A different perspective

Perhaps I don't agree with everything the author says in the book, but it is written well, easy to understand, and offers a different perspective from what we often hear on TV or read in the newspapers. At a minimum, it makes one think about various issues that affect all of our lives, and for that I give it 5 stars.

Clear, Concise, Accessilbe.

Excellent overview of the credit cycle. Some reviewers complained about the lack of statistical rigor, but I found that to be the book's greatest strength. There are plenty of econ books that provide a plethora of equations & statistics - if that's what you're looking for, look elsewhere. Cooper sets out to provide a logical analysis of the credit boom/bust cycle that is accessible to a broad audience and succeeds exceedingly well.

A sit-up-and-take-notice book on the economy

The recent financial crisis has produced a rash of books that all claim to provide some insight to our current dilemma. Cooper's book The Origin of Financial Crises first appeared in April 2008 and reprinted in October as the extent of our current crisis became more apparent and more widely publicized. The book provides a brief outline of the history of money and the banking system. This introduction shows readers how the various pieces of our modern economic system came into being, and the reasons that precipitated their creation.
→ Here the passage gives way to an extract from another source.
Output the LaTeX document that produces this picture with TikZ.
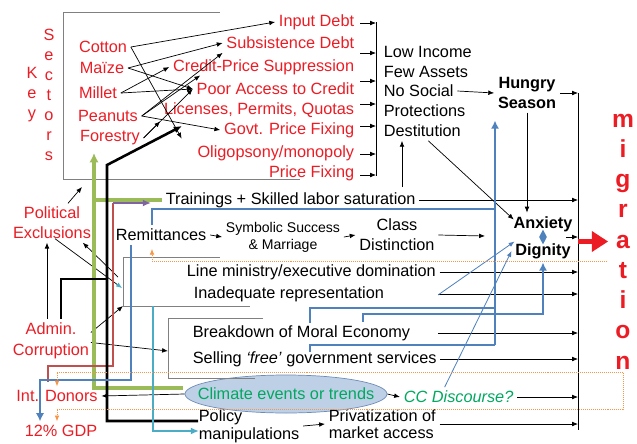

One conclusion is that moving away from the gold standard and having a central bank are essential for our economic system to function. Next, the book simply and easily dismantles the Efficient Market Hypothesis (EMH). The arguments expose the theoretical flaws of EMH and the empirical evidence that suggests that financial markets do not behave as EMH would predict them to behave. The book introduces the theories of Keynes and Minsky as alternatives to EMH and shows how these theories better fit the empirical evidence. The authors claim that nfortunately most contemporary institutions charged with stabilizing the economy adhere to EMH. This means that they hold conflicting views, and hence advocate inconsistent economic policies. If the book's goal is to promote refined versions of Keynes' theories, then it does an excellent job. If its goal is to provide an alternative explanation to neoclassical economics, then other "heterodox" theorist need to be considered as well (such as those proposed by Mises or Hayek). To the book's credit, it does cite Ron Paul, and gives credit to Mandelbrot and Fischer. Despite these shortcomings, this book offers the most coherent and down-to-earth skewering of both academic orthodoxy and central bank policy of the books discussing the current financial crisis. The writing style is crisp, the arguments are cogent and well-reasoned, and the examples are clearly and thoughtfully presented for readers with no formal economic background. Despite my criticisms, it is superior to most books about the current financial crisis on the market today. Armchair Interviews says: Important read for people in business or who just want to better understand the economy.


I completely agree with the positive recommendations of The Economist Magazine and the reviewers. George Cooper has combined a strong technical and practical investment background to produce a modern thoughtful study of how to best manage our complex economy. However, I disagree with Brady on its readability, I feel Cooper opens this subject up to any thoughtful investor {regardless their background) by writing in down-to-earth English. He uses everyday examples, like a baker making and selling bread. His clear understanding of the material and deep sympathy for the reader motivate him to use such everyday examples to completely dispense with mathematical equations. He still maintains the needed precision. I was persuaded that economic crises are inevitable, and enjoyed his ideas on how we might deal with them. I want to encourage every investor and student who is curous about how we can improve our economy to read Cooper's clear, cogent presentation.

timing could not be better

Superb read and we all somehow always knew that our growth models cannot work forever. Just loved it - as hard as it was not to put it away in between and run to sell some stock.